-- Begin Raw records --

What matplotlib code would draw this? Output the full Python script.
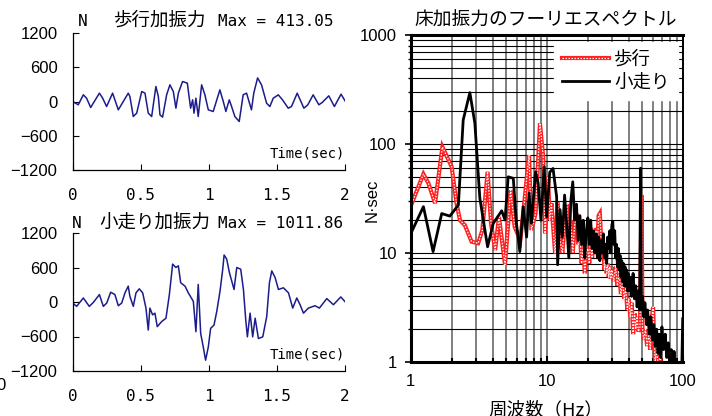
import matplotlib
matplotlib.use('Agg')
import matplotlib.pyplot as plt
from matplotlib.ticker import FixedLocator, NullFormatter, LogLocator

W, H = 712, 416

# walking force (N) vs time (sec)
walk_t = [0, 0.041, 0.078, 0.102, 0.132, 0.196, 0.220, 0.249, 0.293, 0.335, 0.408, 0.420,
          0.445, 0.470, 0.507, 0.531, 0.555, 0.580, 0.611, 0.629, 0.641, 0.660, 0.690, 0.714,
          0.739, 0.758, 0.776, 0.807, 0.842, 0.866, 0.881, 0.891, 0.905, 0.922, 0.947, 0.971,
          0.996, 1.032, 1.081, 1.106, 1.125, 1.150, 1.167, 1.191, 1.223, 1.252, 1.277, 1.313,
          1.330, 1.358, 1.387, 1.424, 1.448, 1.473, 1.510, 1.541, 1.583, 1.607, 1.649, 1.698,
          1.727, 1.766, 1.808, 1.832, 1.881, 1.922, 1.971, 2.0]
walk_f = [0, -58, 117, 58, -105, 146, 58, -88, 146, -146, 146, 88,
          -263, -204, 175, 146, -204, -263, 263, 88, -234, -274, 117, 292,
          175, -117, 146, 350, 321, -117, 29, -204, 58, -263, 292, 117,
          -146, -175, 204, 0, -175, 29, -88, -263, -350, 117, 146, -146,
          146, 413, 292, -29, -88, 58, 117, 29, -117, -88, 146, -117,
          -58, 117, -58, -18, 99, -88, 128, 12]

# running force (N) vs time (sec)
run_t = [0, 0.029, 0.078, 0.122, 0.152, 0.196, 0.225, 0.250, 0.279, 0.310, 0.335, 0.360,
         0.384, 0.408, 0.420, 0.445, 0.465, 0.489, 0.514, 0.538, 0.555, 0.567, 0.587, 0.604,
         0.621, 0.653, 0.685, 0.710, 0.734, 0.758, 0.776, 0.793, 0.825, 0.849, 0.886, 0.905,
         0.922, 0.940, 0.959, 0.976, 0.996, 1.013, 1.038, 1.058, 1.082, 1.102, 1.112, 1.131,
         1.151, 1.168, 1.185, 1.205, 1.234, 1.254, 1.271, 1.283, 1.303, 1.322, 1.340, 1.364,
         1.396, 1.425, 1.445, 1.462, 1.487, 1.511, 1.548, 1.585, 1.616, 1.646, 1.670, 1.695,
         1.731, 1.780, 1.812, 1.866, 1.915, 1.969, 2.0]
run_f = [-18, -76, 70, -76, -6, 129, -76, -18, 170, 129, -65, -18,
         159, 276, 100, -76, 159, 229, 159, -106, -488, -106, -223, -194,
         -429, -341, -282, 129, 659, 600, 629, 335, 276, 159, 12, -517,
         306, -547, -782, -1012, -782, -459, -400, -165, 188, 570, 817, 747,
         512, 365, 218, 600, 570, 218, -312, -606, -194, -606, -282, -635,
         -606, -253, 335, 541, 423, 218, 247, 159, -106, 70, -47, -194,
         -106, -65, -106, 59, -47, 88, 6]

# Fourier spectra (N·sec) vs frequency (Hz)
walk_hz = [1.02, 1.24, 1.35, 1.51, 1.71, 2.0, 2.17, 2.3, 2.5, 2.8, 3.13, 3.36, 3.67, 3.89,
           4.17, 4.45, 4.93, 5.42, 5.8, 6.38, 6.78, 7.4, 7.7, 8.26, 8.9, 9.4, 9.7, 10.2,
           10.5, 10.8, 11.5,
           12.0, 12.5, 13.0, 13.5, 14.0, 14.5, 15.0, 15.5, 16.0, 16.5, 17.0, 17.5, 18.0,
           18.5, 19.0, 19.5, 20.0, 20.5, 21.0, 21.5, 22.0, 22.5, 23.0, 23.5, 24.0, 24.5,
           25.0, 25.5, 26.0, 26.5, 27.0, 27.5, 28.0, 28.5, 29.0, 29.5, 30.0, 31.0, 32.0,
           33.0, 34.0, 35.0, 36.0, 37.0, 38.0, 39.0, 40.0, 41.0, 42.0, 43.0, 44.0, 45.0,
           46.0, 47.0, 48.3, 49.6, 50.4, 51.5, 53.0, 54.5, 56.0, 57.5, 59.0, 60.3, 61.5,
           62.5, 64.0, 66.0, 68.0, 70.0]
walk_amp = [28.6, 53, 43.6, 28.6, 94, 61.7, 28.6, 20, 18, 12.7, 12.3, 16.2, 55.6, 18.7,
            10.6, 21.4, 7.8, 37.8, 17.4, 13.1, 26.6, 79, 16.2, 23, 155, 76, 15.1, 50,
            20, 28.6, 9.9,
            29.5, 13, 10, 18, 28, 14, 20, 10, 18, 23, 12, 15, 8,
            11, 6.5, 10, 11, 8, 15, 9, 17, 10, 16, 12, 22, 23,
            14, 10, 12, 7, 9, 6.5, 8, 6, 7.5, 5.8, 7, 5.5, 7.5,
            5, 6.5, 4.2, 5.5, 3.8, 4.8, 3, 3.8, 2.6, 3.5, 1.8, 2.8, 2,
            2.6, 1.9, 2.1, 34, 2, 1.6, 2, 1.4, 1.8, 1.3, 2.5, 3.2, 1.5,
            1.0, 1.3, 0.9, 1.1, 0.8]
run_hz = [1.0, 1.24, 1.46, 1.69, 1.94, 2.24, 2.43, 2.72, 2.96, 3.22, 3.67, 4.04, 4.66, 4.93,
          5.2, 5.67, 5.98, 6.33, 6.7, 7.1, 7.4, 7.7, 8.26, 8.63, 9.05, 9.56, 9.97, 10.5,
          11.1, 11.8,
          12.0, 12.5, 13.0, 13.5, 14.0, 14.5, 15.0, 15.5, 16.0, 16.5, 17.0, 17.5, 18.0,
          18.5, 19.0, 19.5, 20.0, 20.5, 21.0, 21.5, 22.0, 22.5, 23.0, 23.5, 24.0, 24.5,
          25.0, 25.5, 26.0, 26.5, 27.0, 27.5, 28.0, 28.5, 29.0, 29.5, 30.0, 30.5, 31.0,
          31.5, 32.0, 32.5, 33.0, 33.5, 34.0, 34.5, 35.0, 35.5, 36.0, 36.5, 37.0, 37.5,
          38.0, 38.5, 39.0, 39.5, 40.0, 41.0, 42.0, 43.0, 44.0, 45.0, 46.0, 47.0, 48.0,
          48.8, 49.5, 50.5, 51.5, 52.5, 54.0, 55.0, 56.5, 58.0, 59.5, 61.0, 62.5, 64.0,
          65.5, 67.0, 68.5, 70.0, 72.0, 74.0, 76.0, 78.0, 80.0, 82.0, 84.0, 86.0, 88.0,
          90.0, 93.0, 96.0, 98.0, 99.5]
run_amp = [15, 26.6, 10.3, 23, 21.8, 27.6, 166, 296, 155, 31.8, 11.4, 18.7, 24.4, 20.1,
           50, 48.4, 18.7, 10.3, 26.6, 14, 35.5, 18.7, 55.6, 43.6, 20, 61.7, 21.4, 55,
           59.6, 32.8,
           7.8, 25, 14, 34, 18, 9, 30, 45, 20, 28, 13, 22, 12,
           20, 9, 16, 21, 12, 20, 11, 16, 10, 15, 9, 14, 8.5,
           13, 10, 15, 9, 12, 8, 14, 11, 16, 10, 18, 19.5, 12,
           16, 9, 12, 7.5, 11, 7, 9.5, 6, 8.5, 5.5, 8, 5, 7.5,
           5, 7, 4.5, 6.5, 4.5, 6, 4, 6.5, 3.8, 5, 3.2, 4.5, 3,
           60, 3, 4, 2.6, 3.5, 2.2, 3, 1.8, 2.6, 1.6, 2.2, 1.4, 2,
           1.2, 1.8, 1.1, 2.1, 1.3, 1.8, 1.1, 1.5, 0.95, 1.3, 0.9, 1.25, 0.9,
           0.8, 0.9, 0.85, 0.9, 2.5]

time_ticks = [0, 0.5, 1, 1.5, 2]
time_labels = ['0', '0.5', '1', '1.5', '2']
force_ticks = [-1200, -600, 0, 600, 1200]
force_labels = ['\u22121200', '\u2212600', '0', '600', '1200']

MONO = 'DejaVu Sans Mono'
JP = 'Noto Sans CJK JP'
SANS = 'Liberation Sans'
LINE_BLUE = '#1c1c8c'


def fx(x):
    return x / W


def fy(y):
    return 1 - y / H


def box(l, t, r, b):
    return [fx(l), fy(b), fx(r) - fx(l), fy(t) - fy(b)]


fig = plt.figure(figsize=(W / 100, H / 100), dpi=100)


def force_axes(rect, t, f):
    ax = fig.add_axes(rect)
    ax.plot(t, f, color=LINE_BLUE, lw=1.1)
    ax.set_xlim(0, 2)
    ax.set_ylim(-1200, 1200)
    ax.set_xticks(time_ticks)
    ax.set_xticklabels(time_labels, family=MONO, fontsize=11.5)
    ax.set_yticks(force_ticks)
    ax.set_yticklabels(force_labels, family=SANS, fontsize=12)
    ax.spines['top'].set_visible(False)
    ax.spines['right'].set_visible(False)
    for s in ('left', 'bottom'):
        ax.spines[s].set_linewidth(0.9)
    ax.tick_params(axis='x', direction='in', length=4, pad=13)
    ax.tick_params(axis='y', direction='in', length=4, pad=11)
    ax.text(1.0, 0.12, 'Time(sec)', transform=ax.transAxes, ha='right', va='center',
            family=MONO, fontsize=10)
    return ax


ax1 = force_axes(box(72.7, 33, 345, 170), walk_t, walk_f)
ax2 = force_axes(box(72.7, 233, 345, 371), run_t, run_f)

# panel titles, split so the Latin part stays monospaced
fig.text(fx(78), fy(21), 'N', family=MONO, fontsize=11.5, va='center')
fig.text(fx(114), fy(21), '歩行加振力', family=JP, fontsize=13.3, va='center')
fig.text(fx(218), fy(21), 'Max = 413.05', family=MONO, fontsize=11.5, va='center')
fig.text(fx(72), fy(223), 'N', family=MONO, fontsize=11.5, va='center')
fig.text(fx(99), fy(223), '小走り加振力', family=JP, fontsize=13.3, va='center')
fig.text(fx(218), fy(223), 'Max = 1011.86', family=MONO, fontsize=11.5, va='center')
fig.text(fx(-4), fy(385), '0', family=SANS, fontsize=12, va='center')

# spectrum
ax3 = fig.add_axes(box(410.7, 35, 683, 362))
ax3.set_xscale('log')
ax3.set_yscale('log')
ax3.set_xlim(1, 100)
ax3.set_ylim(1, 1000)
ax3.grid(True, which='both', axis='x', color='#6a6a6a', lw=1.2)
ax3.grid(True, which='both', axis='y', color='black', lw=0.8)
ax3.set_axisbelow(True)

r1, = ax3.plot(walk_hz, walk_amp, color='#ff2020', lw=3.0, solid_joinstyle='miter')
r2, = ax3.plot(walk_hz, walk_amp, color='white', lw=0.9, dashes=(1.2, 1.2))
k1, = ax3.plot(run_hz, run_amp, color='black', lw=2.0)

ax3.xaxis.set_major_locator(FixedLocator([1, 10, 100]))
ax3.xaxis.set_minor_locator(LogLocator(base=10, subs=range(2, 10)))
ax3.xaxis.set_minor_formatter(NullFormatter())
ax3.set_xticklabels(['1', '10', '100'], family=SANS, fontsize=12)
ax3.yaxis.set_major_locator(FixedLocator([1, 10, 100, 1000]))
ax3.yaxis.set_minor_locator(LogLocator(base=10, subs=range(2, 10)))
ax3.yaxis.set_minor_formatter(NullFormatter())
ax3.set_yticklabels(['1', '10', '100', '1000'], family=SANS, fontsize=12)
ax3.tick_params(axis='x', which='major', direction='in', length=4, width=1.5, pad=9)
ax3.tick_params(axis='x', which='minor', direction='in', length=3, width=1.5)
ax3.tick_params(axis='y', which='major', direction='out', length=4, width=1.2, pad=6)
ax3.tick_params(axis='y', which='minor', direction='out', length=2, width=1.0)
for s in ('left', 'bottom', 'top'):
    ax3.spines[s].set_linewidth(2.2)
ax3.spines['right'].set_linewidth(1.4)

leg = ax3.legend([(r1, r2), k1], ['歩行', '小走り'], loc='upper right',
                 bbox_to_anchor=(1 - 5 / 272.3, 1 - 7 / 327), borderaxespad=0,
                 prop={'family': JP, 'size': 13.3}, handlelength=2.5, handletextpad=0.3,
                 labelspacing=0.3, borderpad=0.45, fancybox=False, framealpha=1,
                 edgecolor='white')

fig.text(fx(546), fy(20), '床加振力のフーリエスペクトル', family=JP, fontsize=13.5,
         ha='center', va='center')
fig.text(fx(546), fy(410), '周波数（Hz）', family=JP, fontsize=13.3, ha='center', va='center')
fig.text(fx(372), fy(200), 'N·sec', family=SANS, fontsize=12, rotation=90,
         ha='center', va='center')

fig.savefig('out.png', dpi=100)
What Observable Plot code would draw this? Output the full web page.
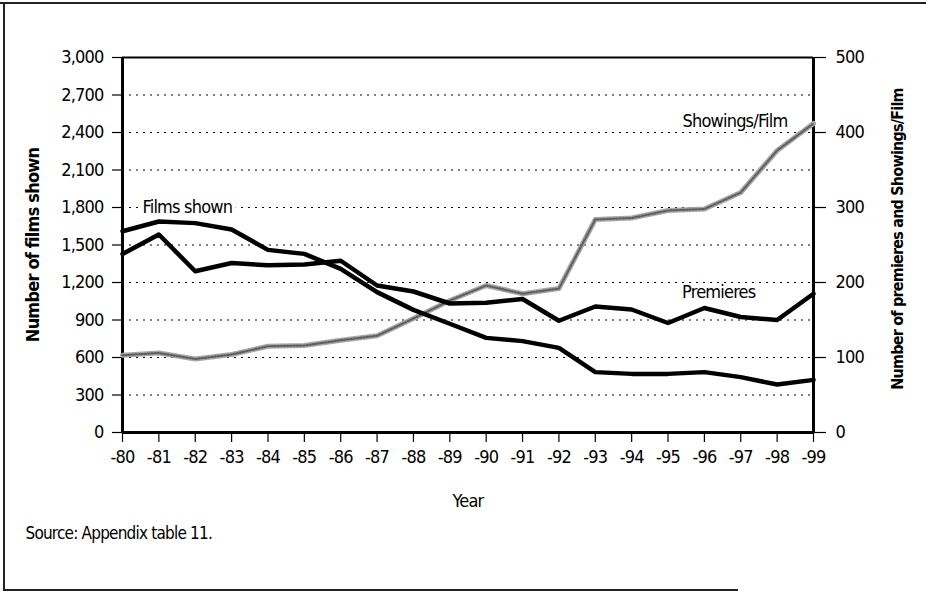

-- End Raw records --

▶ _Work to be completed_:
Extract all lines containing the word "matplotlib".

▶ _Full answer_:
What matplotlib code would draw this? Output the full Python script.
import matplotlib
matplotlib.use('Agg')
import matplotlib.pyplot as plt
from matplotlib.ticker import FixedLocator, NullFormatter, LogLocator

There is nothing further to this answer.